Over the next month Bison People Land will continue to grow. The vision includes expanding the herd, greater public access, new opportunities for people to learn and work with the bison and creating more understanding of how to regenerate the local ecosystems that have been degraded due to these large ruminant animals having been removed from the land.
We here at Helpers Mentoring Society are excited to share this adventure with you and welcome your current and future participation and support.
The Bison People Land organization is allied with many other groups who are of like mind and heart - including the InterTribal Bison Council, the Nation Bison Association, among others. To learn more about the work of restoration of the bison and ecosystems here is an excerpt from a recent article from the Washington Post by Jess McHugh.

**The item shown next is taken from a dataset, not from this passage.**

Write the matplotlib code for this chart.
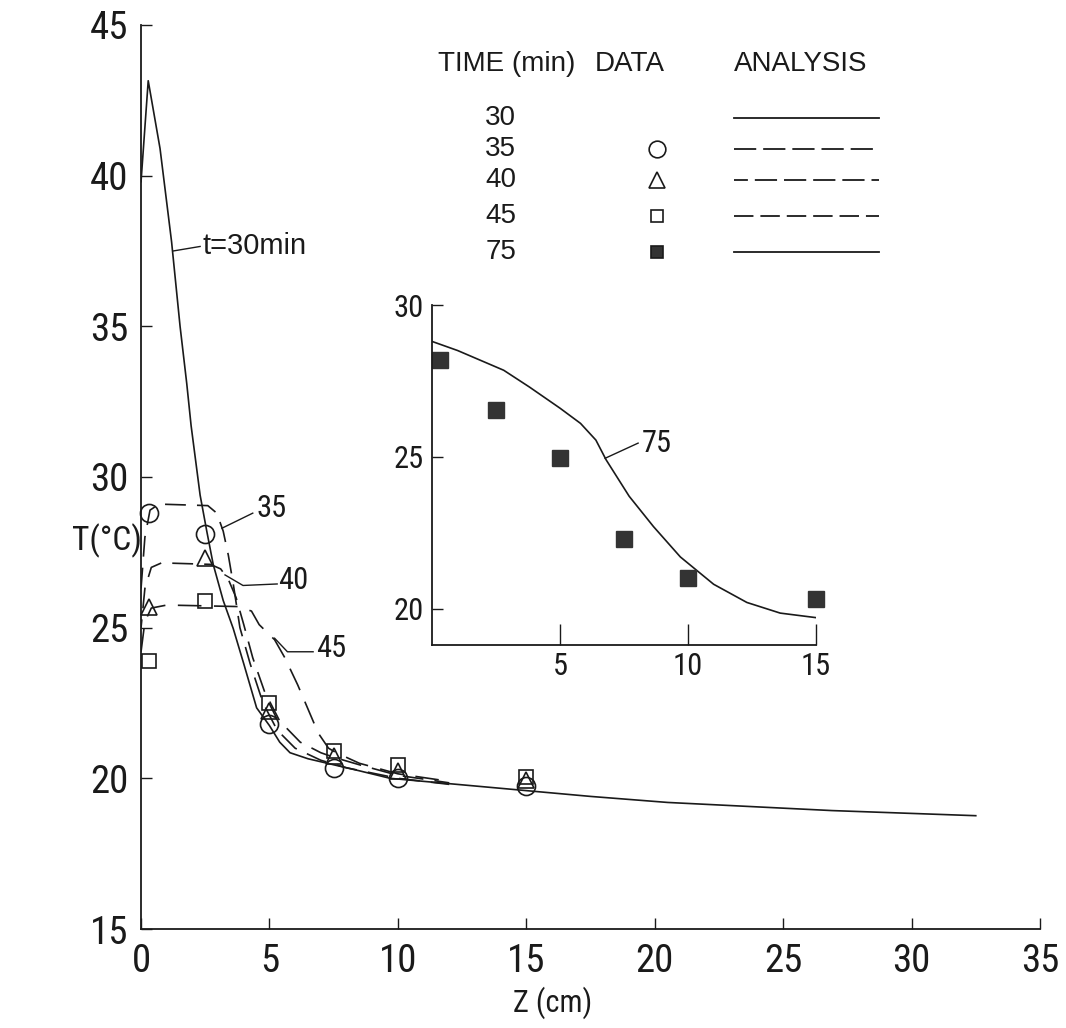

Once nearly extinct, bison are now climate heroes
Indigenous tribes are leading the effort to bring back the bison — a victory not only for the sake of biodiversity, but for the entire ecosystem they nurture
By Jess McHugh
"The bison’s quiet munching does more than nourish their bodies — it’s one of many things they do to nurture their entire ecosystem, one that is increasingly under threat from climate change. Grazing bison shaving down acres of vegetation leave more than dung behind: Their aggressive chewing spurs growth of nutritious new plant shoots, and their natural behaviors — the microhabitats they create by rolling in the ground, the many birds that forged symbiotic relationships with them — trickle down the food chain. Once bordering on extinction, bison now serve as a great provider for their ecosystems, standing as an example of the ways in which animal conservation and ecological protection can work in tandem.